--- START OF DATA ---
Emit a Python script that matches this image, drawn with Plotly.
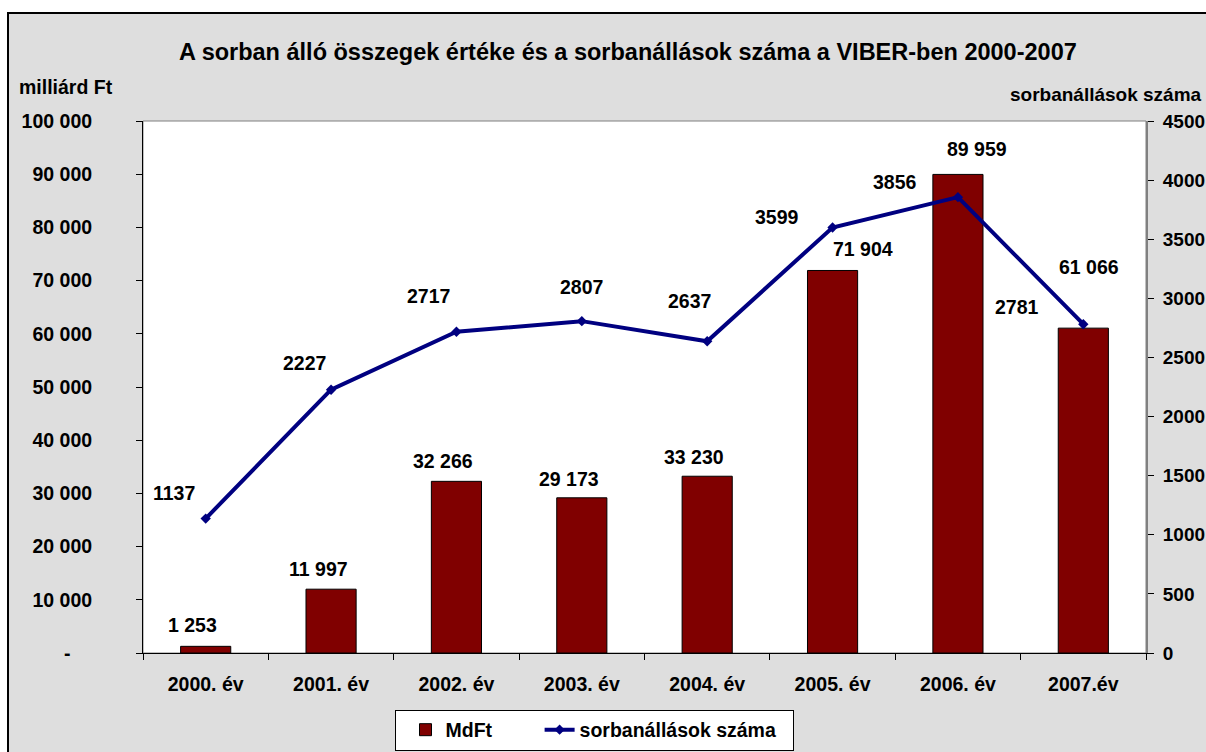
import plotly.graph_objects as go

# ---- data ----
categories = ["2000. év", "2001. év", "2002. év", "2003. év", "2004. év", "2005. év", "2006. év", "2007.év"]
mdft_values = [1253, 11997, 32266, 29173, 33230, 71904, 89959, 61066]
queue_counts = [1137, 2227, 2717, 2807, 2637, 3599, 3856, 2781]
left_tickvals = [0, 10000, 20000, 30000, 40000, 50000, 60000, 70000, 80000, 90000, 100000]
left_ticktext = ["-\u2007\u2007", "10 000", "20 000", "30 000", "40 000", "50 000",
                 "60 000", "70 000", "80 000", "90 000", "100 000"]
right_tickvals = [0, 500, 1000, 1500, 2000, 2500, 3000, 3500, 4000, 4500]

title_text = "A sorban álló összegek értéke és a sorbanállások száma a VIBER-ben 2000-2007"
left_title = "milliárd Ft"
right_title = "sorbanállások száma"
bar_series_name = "MdFt"
line_series_name = "sorbanállások száma"

# label offsets in pixels (dx, dy upward) – styling only
bar_label_offsets = [(-13, 21), (-13, 20), (-13, 20), (-13, 19), (-13, 19), (30, 21), (19, 25), (6, 61)]
line_label_offsets = [(-32, 26), (-27, 27), (-28, 36), (0, 34), (-18, 40), (-56, 11), (-63, 15), (-66, 17)]

FONT = "Arial, 'Liberation Sans', sans-serif"
FS = 19.5

W, H = 1206, 752
L, R, T, B = 143, 60, 121, 99
PW, PH = W - L - R, H - T - B


def px(xp):
    return (xp - L) / PW


def py(yp):
    return (H - B - yp) / PH


def fmt(v):
    return f"{v:,}".replace(",", " ")


def bold(size=FS):
    return dict(family=FONT, size=size, color="black", weight="bold")


fig = go.Figure()
fig.add_trace(go.Bar(
    x=categories, y=mdft_values, name=bar_series_name + "\u2007\u2007\u2007", width=0.4,
    marker=dict(color="#800000", line=dict(color="#000000", width=1)),
    yaxis="y",
))
fig.add_trace(go.Scatter(
    x=categories, y=queue_counts, name=line_series_name + "\u2007", mode="lines+markers",
    line=dict(color="#000080", width=4),
    marker=dict(symbol="diamond", size=8, color="#000080"),
    yaxis="y2",
))

annotations = []
for c, v, (dx, dy) in zip(categories, mdft_values, bar_label_offsets):
    annotations.append(dict(x=c, y=v, xref="x", yref="y", text=fmt(v), showarrow=False,
                            xanchor="center", yanchor="middle", xshift=dx, yshift=dy,
                            font=bold()))
for c, v, (dx, dy) in zip(categories, queue_counts, line_label_offsets):
    annotations.append(dict(x=c, y=v, xref="x", yref="y2", text=str(v), showarrow=False,
                            xanchor="center", yanchor="middle", xshift=dx, yshift=dy,
                            font=bold()))

annotations.append(dict(x=px(628), y=py(52), xref="paper", yref="paper", text=title_text,
                        showarrow=False, xanchor="center", yanchor="middle", font=bold(23.5)))
annotations.append(dict(x=px(17), y=py(87), xref="paper", yref="paper", text=left_title,
                        showarrow=False, xanchor="left", yanchor="middle", font=bold()))
annotations.append(dict(x=px(1008), y=py(95), xref="paper", yref="paper", text=right_title,
                        showarrow=False, xanchor="left", yanchor="middle", font=bold(19)))

shapes = [
    # chart area (textured grey in the original) with black frame
    dict(type="rect", xref="paper", yref="paper", x0=px(8), x1=px(1230), y0=py(780), y1=py(13),
         fillcolor="#dedede", line=dict(color="black", width=2), layer="below"),
    # plot area
    dict(type="rect", xref="paper", yref="paper", x0=0, x1=1, y0=0, y1=1,
         fillcolor="white", line=dict(color="#808080", width=1), layer="below"),
]

fig.update_layout(
    width=W, height=H,
    margin=dict(l=L, r=R, t=T, b=B, autoexpand=False),
    paper_bgcolor="white", plot_bgcolor="rgba(0,0,0,0)",
    font=bold(),
    shapes=shapes, annotations=annotations,
    xaxis=dict(type="category", range=[-0.5, 7.5], showgrid=False, zeroline=False,
               showline=True, linecolor="black", linewidth=1,
               ticks="outside", ticklen=6, tickcolor="black", tickson="boundaries",
               ticklabelstandoff=14, tickfont=bold()),
    yaxis=dict(range=[0, 100000], tickvals=left_tickvals, ticktext=left_ticktext,
               showgrid=False, zeroline=False, showline=True, linecolor="black", linewidth=1,
               ticks="outside", ticklen=6, tickcolor="black", ticklabelstandoff=40,
               tickfont=bold()),
    yaxis2=dict(range=[0, 4500], tickvals=right_tickvals, overlaying="y", side="right",
                showgrid=False, zeroline=False, showline=True, linecolor="#808080", linewidth=2,
                ticks="outside", ticklen=6, tickcolor="black", ticklabelstandoff=5,
                tickfont=bold(19)),
    yaxis3=dict(range=[0, 100000], tickvals=left_tickvals, overlaying="y", side="left",
                showgrid=False, zeroline=False, showline=False, showticklabels=False,
                ticks="inside", ticklen=6, tickcolor="black"),
    yaxis4=dict(range=[0, 4500], tickvals=right_tickvals, overlaying="y", side="right",
                showgrid=False, zeroline=False, showline=False, showticklabels=False,
                ticks="inside", ticklen=6, tickcolor="black"),
    xaxis2=dict(type="category", range=[-0.5, 7.5], overlaying="x", side="bottom",
                showgrid=False, zeroline=False, showline=False, showticklabels=False,
                ticks="inside", ticklen=6, tickcolor="black", tickson="boundaries",
                categoryarray=categories, categoryorder="array"),
    legend=dict(orientation="h", x=px(594), y=py(730), xanchor="center", yanchor="middle",
                bgcolor="white", bordercolor="black", borderwidth=1,
                font=bold(), itemwidth=30, indentation=10),
    showlegend=True,
)

fig.write_html(
    "out.html",
    config={"displayModeBar": False},
    post_script="document.body.style.margin='0';document.body.style.overflow='hidden';",
)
--- END OF DATA ---
_WHAT YOU HAVE TO DO_: Except for the pictures, give all the material above again verbatim.

_EXERCISE ANSWER_:
Emit a Python script that matches this image, drawn with Plotly.
import plotly.graph_objects as go

# ---- data ----
categories = ["2000. év", "2001. év", "2002. év", "2003. év", "2004. év", "2005. év", "2006. év", "2007.év"]
mdft_values = [1253, 11997, 32266, 29173, 33230, 71904, 89959, 61066]
queue_counts = [1137, 2227, 2717, 2807, 2637, 3599, 3856, 2781]
left_tickvals = [0, 10000, 20000, 30000, 40000, 50000, 60000, 70000, 80000, 90000, 100000]
left_ticktext = ["-\u2007\u2007", "10 000", "20 000", "30 000", "40 000", "50 000",
                 "60 000", "70 000", "80 000", "90 000", "100 000"]
right_tickvals = [0, 500, 1000, 1500, 2000, 2500, 3000, 3500, 4000, 4500]

title_text = "A sorban álló összegek értéke és a sorbanállások száma a VIBER-ben 2000-2007"
left_title = "milliárd Ft"
right_title = "sorbanállások száma"
bar_series_name = "MdFt"
line_series_name = "sorbanállások száma"

# label offsets in pixels (dx, dy upward) – styling only
bar_label_offsets = [(-13, 21), (-13, 20), (-13, 20), (-13, 19), (-13, 19), (30, 21), (19, 25), (6, 61)]
line_label_offsets = [(-32, 26), (-27, 27), (-28, 36), (0, 34), (-18, 40), (-56, 11), (-63, 15), (-66, 17)]

FONT = "Arial, 'Liberation Sans', sans-serif"
FS = 19.5

W, H = 1206, 752
L, R, T, B = 143, 60, 121, 99
PW, PH = W - L - R, H - T - B


def px(xp):
    return (xp - L) / PW


def py(yp):
    return (H - B - yp) / PH


def fmt(v):
    return f"{v:,}".replace(",", " ")


def bold(size=FS):
    return dict(family=FONT, size=size, color="black", weight="bold")


fig = go.Figure()
fig.add_trace(go.Bar(
    x=categories, y=mdft_values, name=bar_series_name + "\u2007\u2007\u2007", width=0.4,
    marker=dict(color="#800000", line=dict(color="#000000", width=1)),
    yaxis="y",
))
fig.add_trace(go.Scatter(
    x=categories, y=queue_counts, name=line_series_name + "\u2007", mode="lines+markers",
    line=dict(color="#000080", width=4),
    marker=dict(symbol="diamond", size=8, color="#000080"),
    yaxis="y2",
))

annotations = []
for c, v, (dx, dy) in zip(categories, mdft_values, bar_label_offsets):
    annotations.append(dict(x=c, y=v, xref="x", yref="y", text=fmt(v), showarrow=False,
                            xanchor="center", yanchor="middle", xshift=dx, yshift=dy,
                            font=bold()))
for c, v, (dx, dy) in zip(categories, queue_counts, line_label_offsets):
    annotations.append(dict(x=c, y=v, xref="x", yref="y2", text=str(v), showarrow=False,
                            xanchor="center", yanchor="middle", xshift=dx, yshift=dy,
                            font=bold()))

annotations.append(dict(x=px(628), y=py(52), xref="paper", yref="paper", text=title_text,
                        showarrow=False, xanchor="center", yanchor="middle", font=bold(23.5)))
annotations.append(dict(x=px(17), y=py(87), xref="paper", yref="paper", text=left_title,
                        showarrow=False, xanchor="left", yanchor="middle", font=bold()))
annotations.append(dict(x=px(1008), y=py(95), xref="paper", yref="paper", text=right_title,
                        showarrow=False, xanchor="left", yanchor="middle", font=bold(19)))

shapes = [
    # chart area (textured grey in the original) with black frame
    dict(type="rect", xref="paper", yref="paper", x0=px(8), x1=px(1230), y0=py(780), y1=py(13),
         fillcolor="#dedede", line=dict(color="black", width=2), layer="below"),
    # plot area
    dict(type="rect", xref="paper", yref="paper", x0=0, x1=1, y0=0, y1=1,
         fillcolor="white", line=dict(color="#808080", width=1), layer="below"),
]

fig.update_layout(
    width=W, height=H,
    margin=dict(l=L, r=R, t=T, b=B, autoexpand=False),
    paper_bgcolor="white", plot_bgcolor="rgba(0,0,0,0)",
    font=bold(),
    shapes=shapes, annotations=annotations,
    xaxis=dict(type="category", range=[-0.5, 7.5], showgrid=False, zeroline=False,
               showline=True, linecolor="black", linewidth=1,
               ticks="outside", ticklen=6, tickcolor="black", tickson="boundaries",
               ticklabelstandoff=14, tickfont=bold()),
    yaxis=dict(range=[0, 100000], tickvals=left_tickvals, ticktext=left_ticktext,
               showgrid=False, zeroline=False, showline=True, linecolor="black", linewidth=1,
               ticks="outside", ticklen=6, tickcolor="black", ticklabelstandoff=40,
               tickfont=bold()),
    yaxis2=dict(range=[0, 4500], tickvals=right_tickvals, overlaying="y", side="right",
                showgrid=False, zeroline=False, showline=True, linecolor="#808080", linewidth=2,
                ticks="outside", ticklen=6, tickcolor="black", ticklabelstandoff=5,
                tickfont=bold(19)),
    yaxis3=dict(range=[0, 100000], tickvals=left_tickvals, overlaying="y", side="left",
                showgrid=False, zeroline=False, showline=False, showticklabels=False,
                ticks="inside", ticklen=6, tickcolor="black"),
    yaxis4=dict(range=[0, 4500], tickvals=right_tickvals, overlaying="y", side="right",
                showgrid=False, zeroline=False, showline=False, showticklabels=False,
                ticks="inside", ticklen=6, tickcolor="black"),
    xaxis2=dict(type="category", range=[-0.5, 7.5], overlaying="x", side="bottom",
                showgrid=False, zeroline=False, showline=False, showticklabels=False,
                ticks="inside", ticklen=6, tickcolor="black", tickson="boundaries",
                categoryarray=categories, categoryorder="array"),
    legend=dict(orientation="h", x=px(594), y=py(730), xanchor="center", yanchor="middle",
                bgcolor="white", bordercolor="black", borderwidth=1,
                font=bold(), itemwidth=30, indentation=10),
    showlegend=True,
)

fig.write_html(
    "out.html",
    config={"displayModeBar": False},
    post_script="document.body.style.margin='0';document.body.style.overflow='hidden';",
)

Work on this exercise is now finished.